To be sure, the Court did not completely gut Section 2 of the Voting Rights Act. Instead, the majority opinion, delivered by Justice Samuel Alito, is more subtle, offering five “guideposts” to construe the landmark civil rights statute. But each of those guideposts place significant hurdles on voting rights plaintiffs going forward – spelling bad news for equality in the right to vote.
Put simply, it’s death by a thousand cuts.
Alito said that, in analyzing whether a law results in vote denial on the basis of race, courts should consider (1) the overall burden on voters, (2) whether the voting rule has been around for a long time, (3) the size of the impact on minority voters, (4) the state’s overall election scheme, and (5) the state’s interest in combating election fraud.
None of this is within the text of the Voting Rights Act. Section 2 simply says that a law is invalid if voting is “not equally open” to racial minorities and if it provides “less opportunity than other members of the electorate to participate in the political process.” As Justice Elena Kagan wrote in her powerful dissent, the majority “founds its decision on a list of mostly made-up factors, at odds with Section 2 itself.”

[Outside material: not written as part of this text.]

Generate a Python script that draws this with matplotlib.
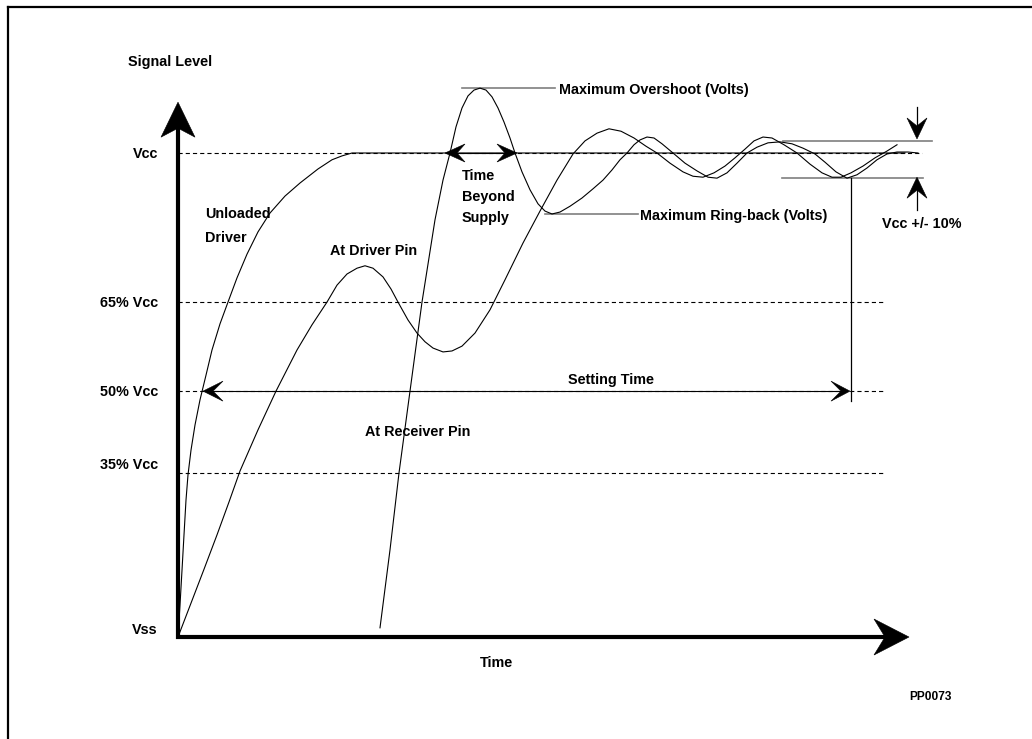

For instance, whether a state has an interest in combating voter fraud – miniscule as it is – should have little bearing on the question of whether a law discriminates among voters. Whether some states have used the same rule for years should also be irrelevant under the law. A law that currently produces a discriminatory effect harms voters in every election.
Alito’s opinion may also impact claims that a legislature passed a law with a discriminatory intent, which is the issue raised by Attorney General Merrick Garland’s lawsuit, filed last week, against Georgia’s new onerous voting law. Alito indicated that “partisan motives are not the same as racial motives,” meaning that a court could potentially reject the argument that race was Georgia’s key motivation by focusing on the politics of the debate in the state legislature.
There is no easy solution to this conundrum. Congress was considering the For the People Act, which would require easy voting access across the country, but even though it passed the US House of Representatives, it stalled at the US Senate. Congress is also still considering the John Lewis Voting Rights Act, but it is unclear if the bill has enough votes.
State courts are still open to claims that voting laws violate state constitutions. And even after the Court’s decision, Section 2 is still available to ferret out the worst voting laws, though the standard is now a lot tougher to meet.
The Court’s decision is a stark reminder that it is no fan of voting rights. The thumb is firmly on the side of the states to regulate their elections as they wish, which in many places is bad news for American democracy.